§ **Goal**:
Every record should be repeated exactly, except that pictures are left out.
======== Dataset ========
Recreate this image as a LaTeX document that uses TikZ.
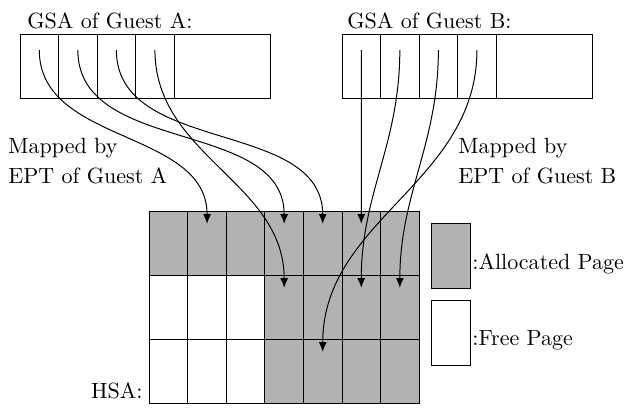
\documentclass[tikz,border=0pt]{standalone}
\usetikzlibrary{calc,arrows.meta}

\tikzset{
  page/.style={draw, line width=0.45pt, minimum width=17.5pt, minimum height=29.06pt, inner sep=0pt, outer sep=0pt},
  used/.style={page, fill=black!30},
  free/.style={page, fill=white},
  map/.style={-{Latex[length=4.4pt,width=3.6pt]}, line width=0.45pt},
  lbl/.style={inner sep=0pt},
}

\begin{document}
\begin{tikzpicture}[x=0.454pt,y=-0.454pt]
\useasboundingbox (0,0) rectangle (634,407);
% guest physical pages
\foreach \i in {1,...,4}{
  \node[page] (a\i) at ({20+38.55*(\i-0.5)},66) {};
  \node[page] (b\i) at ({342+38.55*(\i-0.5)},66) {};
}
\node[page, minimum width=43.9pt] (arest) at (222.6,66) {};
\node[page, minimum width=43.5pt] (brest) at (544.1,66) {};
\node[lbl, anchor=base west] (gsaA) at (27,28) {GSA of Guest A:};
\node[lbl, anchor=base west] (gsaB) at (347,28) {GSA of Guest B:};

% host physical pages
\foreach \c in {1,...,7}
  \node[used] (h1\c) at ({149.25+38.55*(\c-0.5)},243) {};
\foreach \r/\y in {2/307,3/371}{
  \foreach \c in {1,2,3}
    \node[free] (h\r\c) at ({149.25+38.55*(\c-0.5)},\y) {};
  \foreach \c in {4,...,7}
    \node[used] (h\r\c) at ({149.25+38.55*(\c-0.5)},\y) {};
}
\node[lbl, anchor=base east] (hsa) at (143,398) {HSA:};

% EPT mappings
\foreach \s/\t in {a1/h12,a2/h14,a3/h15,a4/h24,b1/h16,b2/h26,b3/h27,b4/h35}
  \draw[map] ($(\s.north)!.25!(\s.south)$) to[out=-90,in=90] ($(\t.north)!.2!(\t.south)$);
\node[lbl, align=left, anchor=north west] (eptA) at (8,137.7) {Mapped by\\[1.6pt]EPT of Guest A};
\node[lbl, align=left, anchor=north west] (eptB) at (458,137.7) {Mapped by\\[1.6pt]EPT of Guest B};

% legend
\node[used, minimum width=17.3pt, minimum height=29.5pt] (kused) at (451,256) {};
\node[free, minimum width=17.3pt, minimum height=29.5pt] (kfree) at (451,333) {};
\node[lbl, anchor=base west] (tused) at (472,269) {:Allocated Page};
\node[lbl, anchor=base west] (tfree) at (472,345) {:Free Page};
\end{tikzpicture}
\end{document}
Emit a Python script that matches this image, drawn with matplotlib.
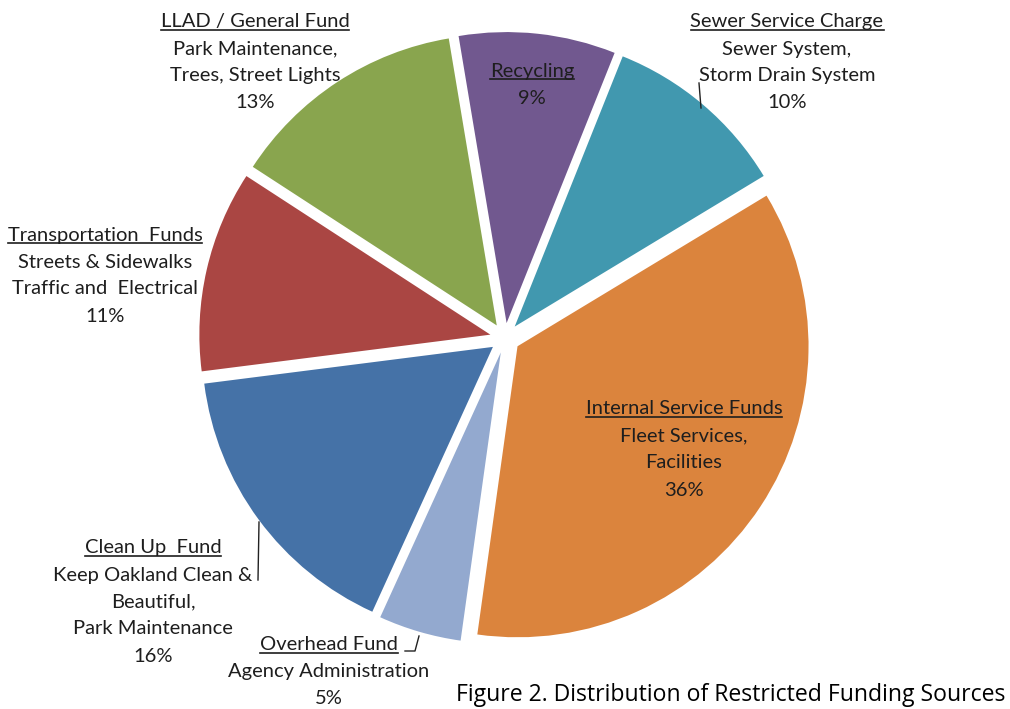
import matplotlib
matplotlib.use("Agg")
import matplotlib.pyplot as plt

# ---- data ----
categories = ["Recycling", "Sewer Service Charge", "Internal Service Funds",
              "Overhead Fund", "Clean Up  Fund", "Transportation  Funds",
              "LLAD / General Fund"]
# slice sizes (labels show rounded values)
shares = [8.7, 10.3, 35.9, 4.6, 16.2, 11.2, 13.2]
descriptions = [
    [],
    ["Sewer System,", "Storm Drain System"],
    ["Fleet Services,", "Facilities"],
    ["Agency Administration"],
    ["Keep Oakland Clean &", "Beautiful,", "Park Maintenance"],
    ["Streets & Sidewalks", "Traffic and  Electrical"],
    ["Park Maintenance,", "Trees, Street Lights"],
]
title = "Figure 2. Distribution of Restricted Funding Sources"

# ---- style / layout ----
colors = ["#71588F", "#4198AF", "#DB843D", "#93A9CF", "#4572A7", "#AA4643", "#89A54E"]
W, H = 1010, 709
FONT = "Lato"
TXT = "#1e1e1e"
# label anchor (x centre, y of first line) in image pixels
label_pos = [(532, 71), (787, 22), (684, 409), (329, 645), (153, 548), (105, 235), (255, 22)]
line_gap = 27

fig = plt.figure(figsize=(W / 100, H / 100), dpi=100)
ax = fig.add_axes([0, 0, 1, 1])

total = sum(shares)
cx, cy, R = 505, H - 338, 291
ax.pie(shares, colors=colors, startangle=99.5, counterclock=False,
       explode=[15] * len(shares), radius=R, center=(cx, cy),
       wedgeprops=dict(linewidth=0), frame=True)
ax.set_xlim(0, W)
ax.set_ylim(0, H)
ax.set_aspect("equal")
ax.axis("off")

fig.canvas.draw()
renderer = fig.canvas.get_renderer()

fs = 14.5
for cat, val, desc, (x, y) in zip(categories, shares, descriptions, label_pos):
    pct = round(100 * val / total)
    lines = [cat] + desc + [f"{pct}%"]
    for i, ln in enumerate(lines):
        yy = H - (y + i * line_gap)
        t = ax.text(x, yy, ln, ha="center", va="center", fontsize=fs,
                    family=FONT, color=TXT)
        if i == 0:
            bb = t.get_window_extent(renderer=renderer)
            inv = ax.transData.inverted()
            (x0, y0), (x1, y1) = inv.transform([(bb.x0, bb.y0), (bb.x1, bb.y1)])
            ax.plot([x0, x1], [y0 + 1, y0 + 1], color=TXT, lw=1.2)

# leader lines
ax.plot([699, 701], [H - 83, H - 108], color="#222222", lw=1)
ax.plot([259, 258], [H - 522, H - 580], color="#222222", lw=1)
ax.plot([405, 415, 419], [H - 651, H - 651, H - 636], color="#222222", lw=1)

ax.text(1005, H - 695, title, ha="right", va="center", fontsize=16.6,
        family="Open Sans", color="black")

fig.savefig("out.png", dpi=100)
========
§ **Answer to the exercise**:
Recreate this image as a LaTeX document that uses TikZ.
\documentclass[tikz,border=0pt]{standalone}
\usetikzlibrary{calc,arrows.meta}

\tikzset{
  page/.style={draw, line width=0.45pt, minimum width=17.5pt, minimum height=29.06pt, inner sep=0pt, outer sep=0pt},
  used/.style={page, fill=black!30},
  free/.style={page, fill=white},
  map/.style={-{Latex[length=4.4pt,width=3.6pt]}, line width=0.45pt},
  lbl/.style={inner sep=0pt},
}

\begin{document}
\begin{tikzpicture}[x=0.454pt,y=-0.454pt]
\useasboundingbox (0,0) rectangle (634,407);
% guest physical pages
\foreach \i in {1,...,4}{
  \node[page] (a\i) at ({20+38.55*(\i-0.5)},66) {};
  \node[page] (b\i) at ({342+38.55*(\i-0.5)},66) {};
}
\node[page, minimum width=43.9pt] (arest) at (222.6,66) {};
\node[page, minimum width=43.5pt] (brest) at (544.1,66) {};
\node[lbl, anchor=base west] (gsaA) at (27,28) {GSA of Guest A:};
\node[lbl, anchor=base west] (gsaB) at (347,28) {GSA of Guest B:};

% host physical pages
\foreach \c in {1,...,7}
  \node[used] (h1\c) at ({149.25+38.55*(\c-0.5)},243) {};
\foreach \r/\y in {2/307,3/371}{
  \foreach \c in {1,2,3}
    \node[free] (h\r\c) at ({149.25+38.55*(\c-0.5)},\y) {};
  \foreach \c in {4,...,7}
    \node[used] (h\r\c) at ({149.25+38.55*(\c-0.5)},\y) {};
}
\node[lbl, anchor=base east] (hsa) at (143,398) {HSA:};

% EPT mappings
\foreach \s/\t in {a1/h12,a2/h14,a3/h15,a4/h24,b1/h16,b2/h26,b3/h27,b4/h35}
  \draw[map] ($(\s.north)!.25!(\s.south)$) to[out=-90,in=90] ($(\t.north)!.2!(\t.south)$);
\node[lbl, align=left, anchor=north west] (eptA) at (8,137.7) {Mapped by\\[1.6pt]EPT of Guest A};
\node[lbl, align=left, anchor=north west] (eptB) at (458,137.7) {Mapped by\\[1.6pt]EPT of Guest B};

% legend
\node[used, minimum width=17.3pt, minimum height=29.5pt] (kused) at (451,256) {};
\node[free, minimum width=17.3pt, minimum height=29.5pt] (kfree) at (451,333) {};
\node[lbl, anchor=base west] (tused) at (472,269) {:Allocated Page};
\node[lbl, anchor=base west] (tfree) at (472,345) {:Free Page};
\end{tikzpicture}
\end{document}
Emit a Python script that matches this image, drawn with matplotlib.
import matplotlib
matplotlib.use("Agg")
import matplotlib.pyplot as plt

# ---- data ----
categories = ["Recycling", "Sewer Service Charge", "Internal Service Funds",
              "Overhead Fund", "Clean Up  Fund", "Transportation  Funds",
              "LLAD / General Fund"]
# slice sizes (labels show rounded values)
shares = [8.7, 10.3, 35.9, 4.6, 16.2, 11.2, 13.2]
descriptions = [
    [],
    ["Sewer System,", "Storm Drain System"],
    ["Fleet Services,", "Facilities"],
    ["Agency Administration"],
    ["Keep Oakland Clean &", "Beautiful,", "Park Maintenance"],
    ["Streets & Sidewalks", "Traffic and  Electrical"],
    ["Park Maintenance,", "Trees, Street Lights"],
]
title = "Figure 2. Distribution of Restricted Funding Sources"

# ---- style / layout ----
colors = ["#71588F", "#4198AF", "#DB843D", "#93A9CF", "#4572A7", "#AA4643", "#89A54E"]
W, H = 1010, 709
FONT = "Lato"
TXT = "#1e1e1e"
# label anchor (x centre, y of first line) in image pixels
label_pos = [(532, 71), (787, 22), (684, 409), (329, 645), (153, 548), (105, 235), (255, 22)]
line_gap = 27

fig = plt.figure(figsize=(W / 100, H / 100), dpi=100)
ax = fig.add_axes([0, 0, 1, 1])

total = sum(shares)
cx, cy, R = 505, H - 338, 291
ax.pie(shares, colors=colors, startangle=99.5, counterclock=False,
       explode=[15] * len(shares), radius=R, center=(cx, cy),
       wedgeprops=dict(linewidth=0), frame=True)
ax.set_xlim(0, W)
ax.set_ylim(0, H)
ax.set_aspect("equal")
ax.axis("off")

fig.canvas.draw()
renderer = fig.canvas.get_renderer()

fs = 14.5
for cat, val, desc, (x, y) in zip(categories, shares, descriptions, label_pos):
    pct = round(100 * val / total)
    lines = [cat] + desc + [f"{pct}%"]
    for i, ln in enumerate(lines):
        yy = H - (y + i * line_gap)
        t = ax.text(x, yy, ln, ha="center", va="center", fontsize=fs,
                    family=FONT, color=TXT)
        if i == 0:
            bb = t.get_window_extent(renderer=renderer)
            inv = ax.transData.inverted()
            (x0, y0), (x1, y1) = inv.transform([(bb.x0, bb.y0), (bb.x1, bb.y1)])
            ax.plot([x0, x1], [y0 + 1, y0 + 1], color=TXT, lw=1.2)

# leader lines
ax.plot([699, 701], [H - 83, H - 108], color="#222222", lw=1)
ax.plot([259, 258], [H - 522, H - 580], color="#222222", lw=1)
ax.plot([405, 415, 419], [H - 651, H - 651, H - 636], color="#222222", lw=1)

ax.text(1005, H - 695, title, ha="right", va="center", fontsize=16.6,
        family="Open Sans", color="black")

fig.savefig("out.png", dpi=100)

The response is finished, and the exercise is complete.